If you’re looking for alternative risk transfer options that allow you to step outside of the traditional insurance marketplace to cover some or all of your business’s risk management needs, captive insurance is one of the first options to consider. Not only do captive insurers allow you to access coverage that works comparably to traditional insurance while saving money, but they also provide you with the option to dictate exactly the provisions you need, so you are never over-insure. So, what is a captive insurer? Well, simply put, it’s one you own.

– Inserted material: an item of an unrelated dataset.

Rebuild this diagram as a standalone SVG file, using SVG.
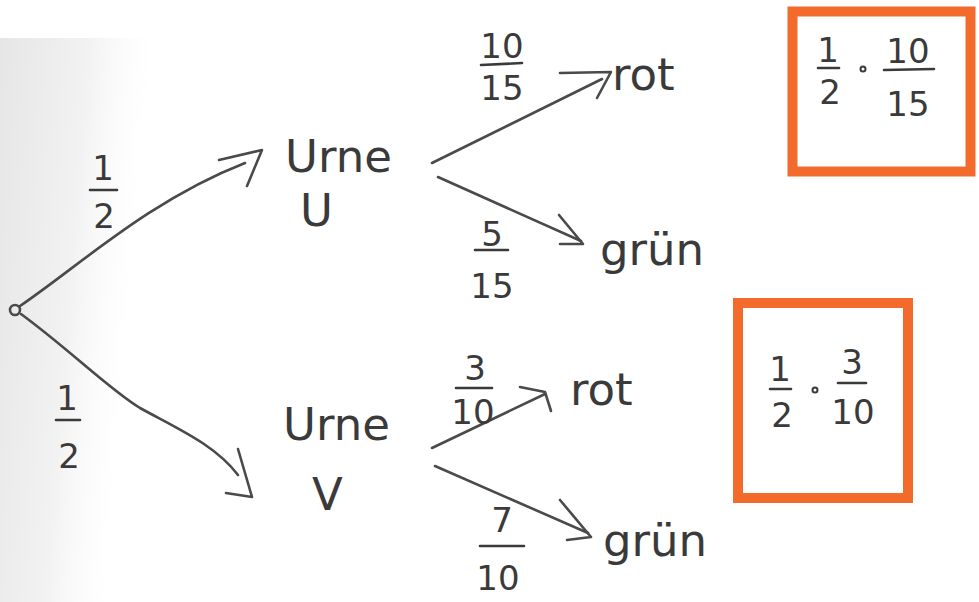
<svg xmlns="http://www.w3.org/2000/svg" width="979" height="602" viewBox="0 0 979 602">
  <defs>
    <linearGradient id="shade" x1="0" y1="0" x2="1" y2="0.3">
      <stop offset="0" stop-color="#e6e6e6"/>
      <stop offset="0.55" stop-color="#f2f2f2"/>
      <stop offset="1" stop-color="#ffffff" stop-opacity="0"/>
    </linearGradient>
    <style>
      .pen { fill: none; stroke: #4a4a4a; stroke-width: 2.6; stroke-linecap: round; stroke-linejoin: round; }
      .lbl { font-family: "DejaVu Sans", "Liberation Sans", sans-serif; fill: #3a3a3a; }
      .node { font-size: 45px; }
      .frac { font-size: 34px; text-anchor: middle; }
      .bar { stroke: #3a3a3a; stroke-width: 2.6; stroke-linecap: round; }
      .box { fill: none; stroke: #f26a2c; stroke-width: 10; }
    </style>
  </defs>
  <rect width="979" height="602" fill="#ffffff"/>
  <rect x="0" y="38" width="150" height="564" fill="url(#shade)"/>

  <g id="connectors">
    <circle cx="15" cy="310" r="5" class="pen"/>
    <path class="pen" d="M20,306 C80,265 150,200 245,163"/>
    <path class="pen" d="M219,160 L262,150 L247,186"/>
    <path class="pen" d="M21,314 C70,350 110,390 140,408 C180,430 215,445 238,475"/>
    <path class="pen" d="M238,449 L252,497 L226,493"/>
    <path class="pen" d="M432,163 L602,79"/>
    <path class="pen" d="M560,73 L611,72 L597,98"/>
    <path class="pen" d="M438,177 L581,241"/>
    <path class="pen" d="M559,215 L583,244 L560,244"/>
    <path class="pen" d="M432,448 L545,394"/>
    <path class="pen" d="M520,387 L545,392 L551,411"/>
    <path class="pen" d="M435,466 L588,533"/>
    <path class="pen" d="M560,500 L591,537 L567,540"/>
  </g>

  <g id="urne-u">
    <text class="lbl node" x="285" y="172">Urne</text>
    <text class="lbl node" x="300" y="226">U</text>
  </g>
  <g id="urne-v">
    <text class="lbl node" x="283" y="440">Urne</text>
    <text class="lbl node" x="312" y="510">V</text>
  </g>
  <g id="rot-u">
    <text class="lbl node" x="612" y="90">rot</text>
  </g>
  <g id="gruen-u">
    <text class="lbl node" x="600" y="265">grün</text>
  </g>
  <g id="rot-v">
    <text class="lbl node" x="570" y="405">rot</text>
  </g>
  <g id="gruen-v">
    <text class="lbl node" x="603" y="556">grün</text>
  </g>

  <g id="labels">
    <text class="lbl frac" x="103" y="180">1</text>
    <line class="bar" x1="90" y1="190" x2="117" y2="190"/>
    <text class="lbl frac" x="104" y="228">2</text>

    <text class="lbl frac" x="67" y="410">1</text>
    <line class="bar" x1="56" y1="420" x2="80" y2="420"/>
    <text class="lbl frac" x="69" y="468">2</text>

    <text class="lbl frac" x="502" y="58">10</text>
    <line class="bar" x1="481" y1="65" x2="522" y2="63"/>
    <text class="lbl frac" x="502" y="100">15</text>

    <text class="lbl frac" x="492" y="246">5</text>
    <line class="bar" x1="475" y1="250" x2="508" y2="250"/>
    <text class="lbl frac" x="492" y="298">15</text>

    <text class="lbl frac" x="475" y="380">3</text>
    <line class="bar" x1="456" y1="388" x2="492" y2="388"/>
    <text class="lbl frac" x="473" y="424">10</text>

    <text class="lbl frac" x="502" y="532">7</text>
    <line class="bar" x1="480" y1="546" x2="524" y2="546"/>
    <text class="lbl frac" x="498" y="590">10</text>
  </g>

  <g id="result-1">
    <rect class="box" x="792.5" y="11.5" width="178" height="160"/>
    <text class="lbl frac" x="828" y="62">1</text>
    <line class="bar" x1="818" y1="68" x2="839" y2="68"/>
    <text class="lbl frac" x="830" y="104">2</text>
    <circle cx="863" cy="69" r="2.5" fill="none" stroke="#3a3a3a" stroke-width="2"/>
    <text class="lbl frac" x="908" y="63">10</text>
    <line class="bar" x1="884" y1="70" x2="934" y2="69"/>
    <text class="lbl frac" x="908" y="116">15</text>
  </g>

  <g id="result-2">
    <rect class="box" x="738" y="303" width="170" height="195"/>
    <text class="lbl frac" x="780" y="381">1</text>
    <line class="bar" x1="770" y1="389" x2="791" y2="389"/>
    <text class="lbl frac" x="782" y="427">2</text>
    <circle cx="815" cy="390" r="2.5" fill="none" stroke="#3a3a3a" stroke-width="2"/>
    <text class="lbl frac" x="852" y="374">3</text>
    <line class="bar" x1="838" y1="383" x2="866" y2="383"/>
    <text class="lbl frac" x="853" y="424">10</text>
  </g>
</svg>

Setting Up a Captive Insurer

There are captive insurance services that make a point of providing streamlined processes for setting up an insurer owned by your business, so you don’t usually have to do the work yourself. Those services also broker agreements between companies with similar needs to create multi-parent captives when requested. This splits the cost of setting up and running the new company, allowing small businesses to access the benefits of captive insurance without assuming the full financial risks themselves.

Captive Insurance

Whether you use a service or work with your own legal team, the new business needs to have a financial reserve that meets the requirements for an insurer in your state. That means meeting cash reserve requirements, which can be a large expense. Once the new company is in operation, it will need administrative support from employees or contractors and it will need an income to replenish cash reserves, and that income is your premium payment on the policy your new captive writes for you. The costs are typically below market because you only need the business to break even on its costs and payouts, but they do represent a regular expense.

Changing Your Policy with a Captive

Changing your insurance policy with your captive insurer is a lot like changing it through a regular insurance review. The big difference is that the insurance professionals who write the new policy will be working for you, so you can get exactly the coverage you want, within your budget for premiums. It’s not just a matter of saving money, for some companies it’s a matter of affordable access to more valuable policies.